*The exercise:* Exclude images, then output the remaining data verbatim.

- - - - -

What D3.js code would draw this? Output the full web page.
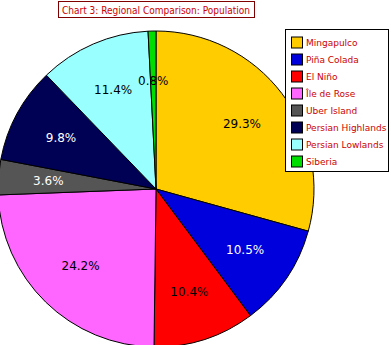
<!DOCTYPE html>
<html>
<head>
<meta charset="utf-8">
<script src="https://cdn.jsdelivr.net/npm/d3@7"></script>
<style>
  html, body { margin: 0; padding: 0; background: #fff; }
  svg { display: block; }
</style>
</head>
<body>
<svg id="chart" width="391" height="345"></svg>
<script>
// Regional population shares (percent)
const regions = ["Mingapulco", "Piña Colada", "El Niño", "Île de Rose", "Uber Island", "Persian Highlands", "Persian Lowlands", "Siberia"];
const shares = [29.3, 10.5, 10.4, 24.2, 3.6, 9.8, 11.4, 0.8];
const sliceColors = ["#ffcc00", "#0000dd", "#ff0000", "#ff66ff", "#555555", "#000055", "#99ffff", "#00dd00"];
const labelColors = ["#000", "#fff", "#000", "#000", "#fff", "#fff", "#000", "#000"];
const title = "Chart 3: Regional Comparison: Population";

const svg = d3.select("#chart");
const font = "'DejaVu Sans', Verdana, sans-serif";

const data = regions.map((name, i) => ({ name, value: shares[i], i }));

// Pie
const cx = 156, cy = 189, radius = 158;
const pie = d3.pie().sort(null).value(d => d.value);
const arc = d3.arc().innerRadius(0).outerRadius(radius);
const labelArc = d3.arc().innerRadius(108).outerRadius(108);
const arcs = pie(data);

const g = svg.append("g").attr("transform", `translate(${cx},${cy})`);
g.selectAll("path.slice")
  .data(arcs)
  .join("path")
  .attr("class", "slice")
  .attr("d", arc)
  .attr("fill", d => sliceColors[d.data.i])
  .attr("stroke", "#000")
  .attr("stroke-width", 1);

g.selectAll("text.pct")
  .data(arcs)
  .join("text")
  .attr("class", "pct")
  .attr("transform", d => `translate(${labelArc.centroid(d)})`)
  .attr("text-anchor", "middle")
  .attr("dominant-baseline", "central")
  .attr("font-family", font)
  .attr("font-size", 12)
  .attr("fill", d => labelColors[d.data.i])
  .text(d => d3.format(".1f")(d.data.value) + "%");

// Title box
const titleG = svg.append("g");
titleG.append("rect")
  .attr("x", 58.5).attr("y", 1.5).attr("width", 196).attr("height", 16)
  .attr("fill", "#fff").attr("stroke", "#800000").attr("stroke-width", 1);
titleG.append("text")
  .attr("x", 62).attr("y", 10)
  .attr("dominant-baseline", "central")
  .attr("font-family", font)
  .attr("font-size", 10.5)
  .attr("textLength", 188)
  .attr("lengthAdjust", "spacingAndGlyphs")
  .attr("fill", "#cc0000")
  .text(title);

// Legend
const legend = svg.append("g");
legend.append("rect")
  .attr("x", 285.5).attr("y", 29.5).attr("width", 103).attr("height", 142)
  .attr("fill", "#fff").attr("stroke", "#000").attr("stroke-width", 1);

const rowY = d3.scaleLinear().domain([0, 1]).range([42.5, 59.5]);
const items = legend.selectAll("g.item")
  .data(data)
  .join("g")
  .attr("class", "item")
  .attr("transform", d => `translate(0,${rowY(d.i)})`);
items.append("rect")
  .attr("x", 291.5).attr("y", -5.5).attr("width", 11).attr("height", 11)
  .attr("fill", d => sliceColors[d.i])
  .attr("stroke", "#000").attr("stroke-width", 1);
items.append("text")
  .attr("x", 306).attr("y", 0)
  .attr("dominant-baseline", "central")
  .attr("font-family", font)
  .attr("font-size", 9)
  .attr("fill", "#cc0000")
  .text(d => d.name);
</script>
</body>
</html>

- - - - -

*Written response:*
What D3.js code would draw this? Output the full web page.
<!DOCTYPE html>
<html>
<head>
<meta charset="utf-8">
<script src="https://cdn.jsdelivr.net/npm/d3@7"></script>
<style>
  html, body { margin: 0; padding: 0; background: #fff; }
  svg { display: block; }
</style>
</head>
<body>
<svg id="chart" width="391" height="345"></svg>
<script>
// Regional population shares (percent)
const regions = ["Mingapulco", "Piña Colada", "El Niño", "Île de Rose", "Uber Island", "Persian Highlands", "Persian Lowlands", "Siberia"];
const shares = [29.3, 10.5, 10.4, 24.2, 3.6, 9.8, 11.4, 0.8];
const sliceColors = ["#ffcc00", "#0000dd", "#ff0000", "#ff66ff", "#555555", "#000055", "#99ffff", "#00dd00"];
const labelColors = ["#000", "#fff", "#000", "#000", "#fff", "#fff", "#000", "#000"];
const title = "Chart 3: Regional Comparison: Population";

const svg = d3.select("#chart");
const font = "'DejaVu Sans', Verdana, sans-serif";

const data = regions.map((name, i) => ({ name, value: shares[i], i }));

// Pie
const cx = 156, cy = 189, radius = 158;
const pie = d3.pie().sort(null).value(d => d.value);
const arc = d3.arc().innerRadius(0).outerRadius(radius);
const labelArc = d3.arc().innerRadius(108).outerRadius(108);
const arcs = pie(data);

const g = svg.append("g").attr("transform", `translate(${cx},${cy})`);
g.selectAll("path.slice")
  .data(arcs)
  .join("path")
  .attr("class", "slice")
  .attr("d", arc)
  .attr("fill", d => sliceColors[d.data.i])
  .attr("stroke", "#000")
  .attr("stroke-width", 1);

g.selectAll("text.pct")
  .data(arcs)
  .join("text")
  .attr("class", "pct")
  .attr("transform", d => `translate(${labelArc.centroid(d)})`)
  .attr("text-anchor", "middle")
  .attr("dominant-baseline", "central")
  .attr("font-family", font)
  .attr("font-size", 12)
  .attr("fill", d => labelColors[d.data.i])
  .text(d => d3.format(".1f")(d.data.value) + "%");

// Title box
const titleG = svg.append("g");
titleG.append("rect")
  .attr("x", 58.5).attr("y", 1.5).attr("width", 196).attr("height", 16)
  .attr("fill", "#fff").attr("stroke", "#800000").attr("stroke-width", 1);
titleG.append("text")
  .attr("x", 62).attr("y", 10)
  .attr("dominant-baseline", "central")
  .attr("font-family", font)
  .attr("font-size", 10.5)
  .attr("textLength", 188)
  .attr("lengthAdjust", "spacingAndGlyphs")
  .attr("fill", "#cc0000")
  .text(title);

// Legend
const legend = svg.append("g");
legend.append("rect")
  .attr("x", 285.5).attr("y", 29.5).attr("width", 103).attr("height", 142)
  .attr("fill", "#fff").attr("stroke", "#000").attr("stroke-width", 1);

const rowY = d3.scaleLinear().domain([0, 1]).range([42.5, 59.5]);
const items = legend.selectAll("g.item")
  .data(data)
  .join("g")
  .attr("class", "item")
  .attr("transform", d => `translate(0,${rowY(d.i)})`);
items.append("rect")
  .attr("x", 291.5).attr("y", -5.5).attr("width", 11).attr("height", 11)
  .attr("fill", d => sliceColors[d.i])
  .attr("stroke", "#000").attr("stroke-width", 1);
items.append("text")
  .attr("x", 306).attr("y", 0)
  .attr("dominant-baseline", "central")
  .attr("font-family", font)
  .attr("font-size", 9)
  .attr("fill", "#cc0000")
  .text(d => d.name);
</script>
</body>
</html>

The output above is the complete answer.